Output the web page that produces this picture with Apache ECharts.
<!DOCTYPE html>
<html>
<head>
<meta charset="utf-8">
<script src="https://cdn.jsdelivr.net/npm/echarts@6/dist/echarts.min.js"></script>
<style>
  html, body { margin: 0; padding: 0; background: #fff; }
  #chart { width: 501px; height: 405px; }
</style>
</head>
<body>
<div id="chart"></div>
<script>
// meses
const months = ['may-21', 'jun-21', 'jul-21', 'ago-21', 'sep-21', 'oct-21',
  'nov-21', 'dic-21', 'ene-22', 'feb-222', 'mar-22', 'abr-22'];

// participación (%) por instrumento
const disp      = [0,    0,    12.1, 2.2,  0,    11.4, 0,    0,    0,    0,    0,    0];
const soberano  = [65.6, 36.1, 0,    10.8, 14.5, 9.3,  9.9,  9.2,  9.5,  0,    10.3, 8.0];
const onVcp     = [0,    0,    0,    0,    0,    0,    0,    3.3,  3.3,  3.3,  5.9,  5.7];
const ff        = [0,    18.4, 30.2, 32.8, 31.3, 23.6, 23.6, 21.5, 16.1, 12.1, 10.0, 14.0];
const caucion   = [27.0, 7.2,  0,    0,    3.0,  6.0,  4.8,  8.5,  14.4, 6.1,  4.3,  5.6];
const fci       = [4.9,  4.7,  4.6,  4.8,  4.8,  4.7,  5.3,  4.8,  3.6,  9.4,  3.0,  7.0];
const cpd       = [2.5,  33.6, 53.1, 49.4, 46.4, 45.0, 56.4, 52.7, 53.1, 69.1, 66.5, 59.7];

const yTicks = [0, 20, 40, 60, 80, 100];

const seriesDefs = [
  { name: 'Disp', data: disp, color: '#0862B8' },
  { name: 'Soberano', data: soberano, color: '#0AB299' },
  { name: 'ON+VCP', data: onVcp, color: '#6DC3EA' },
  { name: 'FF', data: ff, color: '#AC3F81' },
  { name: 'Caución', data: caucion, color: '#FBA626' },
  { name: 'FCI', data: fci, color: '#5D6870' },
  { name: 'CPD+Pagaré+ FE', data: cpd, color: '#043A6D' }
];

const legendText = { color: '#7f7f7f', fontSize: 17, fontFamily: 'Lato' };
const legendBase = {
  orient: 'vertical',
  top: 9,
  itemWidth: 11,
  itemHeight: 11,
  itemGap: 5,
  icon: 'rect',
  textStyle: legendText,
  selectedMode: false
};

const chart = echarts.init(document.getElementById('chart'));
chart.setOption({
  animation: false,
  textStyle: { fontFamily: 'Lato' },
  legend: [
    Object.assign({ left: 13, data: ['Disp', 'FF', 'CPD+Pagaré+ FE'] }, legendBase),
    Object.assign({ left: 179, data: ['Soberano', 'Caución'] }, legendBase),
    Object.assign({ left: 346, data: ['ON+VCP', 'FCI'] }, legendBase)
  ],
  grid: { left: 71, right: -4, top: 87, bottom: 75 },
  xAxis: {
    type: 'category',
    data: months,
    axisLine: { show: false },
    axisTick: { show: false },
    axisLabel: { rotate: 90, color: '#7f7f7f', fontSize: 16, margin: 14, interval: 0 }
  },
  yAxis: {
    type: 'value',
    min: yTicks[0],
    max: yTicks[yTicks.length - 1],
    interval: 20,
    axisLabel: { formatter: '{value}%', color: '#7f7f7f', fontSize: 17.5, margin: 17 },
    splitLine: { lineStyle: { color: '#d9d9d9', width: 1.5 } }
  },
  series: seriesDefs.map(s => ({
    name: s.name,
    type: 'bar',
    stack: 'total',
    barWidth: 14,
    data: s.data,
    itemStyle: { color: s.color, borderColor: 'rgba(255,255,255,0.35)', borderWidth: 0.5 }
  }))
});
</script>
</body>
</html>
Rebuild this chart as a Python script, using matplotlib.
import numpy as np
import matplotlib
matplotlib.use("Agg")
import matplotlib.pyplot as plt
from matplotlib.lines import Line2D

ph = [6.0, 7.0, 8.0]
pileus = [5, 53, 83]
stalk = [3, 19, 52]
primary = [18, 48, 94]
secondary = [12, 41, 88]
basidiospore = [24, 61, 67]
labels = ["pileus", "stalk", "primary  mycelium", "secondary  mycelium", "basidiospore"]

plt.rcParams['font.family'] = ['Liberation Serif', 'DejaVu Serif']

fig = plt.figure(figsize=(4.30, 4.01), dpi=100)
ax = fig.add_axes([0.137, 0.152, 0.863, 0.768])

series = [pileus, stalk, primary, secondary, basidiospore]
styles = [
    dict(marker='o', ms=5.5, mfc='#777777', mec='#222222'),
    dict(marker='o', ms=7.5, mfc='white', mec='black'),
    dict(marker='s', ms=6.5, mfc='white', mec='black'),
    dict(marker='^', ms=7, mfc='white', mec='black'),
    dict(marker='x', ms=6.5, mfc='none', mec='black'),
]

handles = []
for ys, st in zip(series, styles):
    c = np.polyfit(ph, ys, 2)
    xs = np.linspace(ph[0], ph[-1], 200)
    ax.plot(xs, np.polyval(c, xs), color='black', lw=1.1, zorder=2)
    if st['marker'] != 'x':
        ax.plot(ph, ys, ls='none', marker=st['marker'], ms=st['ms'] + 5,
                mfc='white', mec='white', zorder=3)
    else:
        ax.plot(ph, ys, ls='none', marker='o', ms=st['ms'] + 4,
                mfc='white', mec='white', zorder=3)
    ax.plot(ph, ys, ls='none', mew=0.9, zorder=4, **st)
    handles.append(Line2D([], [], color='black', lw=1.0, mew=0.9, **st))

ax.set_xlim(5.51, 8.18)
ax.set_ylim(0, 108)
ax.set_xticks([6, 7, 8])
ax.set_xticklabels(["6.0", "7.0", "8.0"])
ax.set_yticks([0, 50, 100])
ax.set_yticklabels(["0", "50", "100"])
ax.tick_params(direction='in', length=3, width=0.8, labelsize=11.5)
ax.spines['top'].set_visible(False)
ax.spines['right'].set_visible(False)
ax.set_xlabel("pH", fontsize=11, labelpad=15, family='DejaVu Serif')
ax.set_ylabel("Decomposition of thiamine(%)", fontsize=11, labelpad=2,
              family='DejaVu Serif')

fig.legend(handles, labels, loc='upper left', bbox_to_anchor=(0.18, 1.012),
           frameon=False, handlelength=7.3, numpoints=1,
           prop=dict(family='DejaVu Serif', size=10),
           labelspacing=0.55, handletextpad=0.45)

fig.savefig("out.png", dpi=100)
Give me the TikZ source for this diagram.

**AIM OF THE TASK**
Quote verbatim the opening lines of the listing above, ending with the line where "const yTicks = [0, 20, 40, 60, 80, 100];" appears; include both endpoints and nothing more.

**WRITTEN RESPONSE**
Output the web page that produces this picture with Apache ECharts.
<!DOCTYPE html>
<html>
<head>
<meta charset="utf-8">
<script src="https://cdn.jsdelivr.net/npm/echarts@6/dist/echarts.min.js"></script>
<style>
  html, body { margin: 0; padding: 0; background: #fff; }
  #chart { width: 501px; height: 405px; }
</style>
</head>
<body>
<div id="chart"></div>
<script>
// meses
const months = ['may-21', 'jun-21', 'jul-21', 'ago-21', 'sep-21', 'oct-21',
  'nov-21', 'dic-21', 'ene-22', 'feb-222', 'mar-22', 'abr-22'];

// participación (%) por instrumento
const disp      = [0,    0,    12.1, 2.2,  0,    11.4, 0,    0,    0,    0,    0,    0];
const soberano  = [65.6, 36.1, 0,    10.8, 14.5, 9.3,  9.9,  9.2,  9.5,  0,    10.3, 8.0];
const onVcp     = [0,    0,    0,    0,    0,    0,    0,    3.3,  3.3,  3.3,  5.9,  5.7];
const ff        = [0,    18.4, 30.2, 32.8, 31.3, 23.6, 23.6, 21.5, 16.1, 12.1, 10.0, 14.0];
const caucion   = [27.0, 7.2,  0,    0,    3.0,  6.0,  4.8,  8.5,  14.4, 6.1,  4.3,  5.6];
const fci       = [4.9,  4.7,  4.6,  4.8,  4.8,  4.7,  5.3,  4.8,  3.6,  9.4,  3.0,  7.0];
const cpd       = [2.5,  33.6, 53.1, 49.4, 46.4, 45.0, 56.4, 52.7, 53.1, 69.1, 66.5, 59.7];

const yTicks = [0, 20, 40, 60, 80, 100];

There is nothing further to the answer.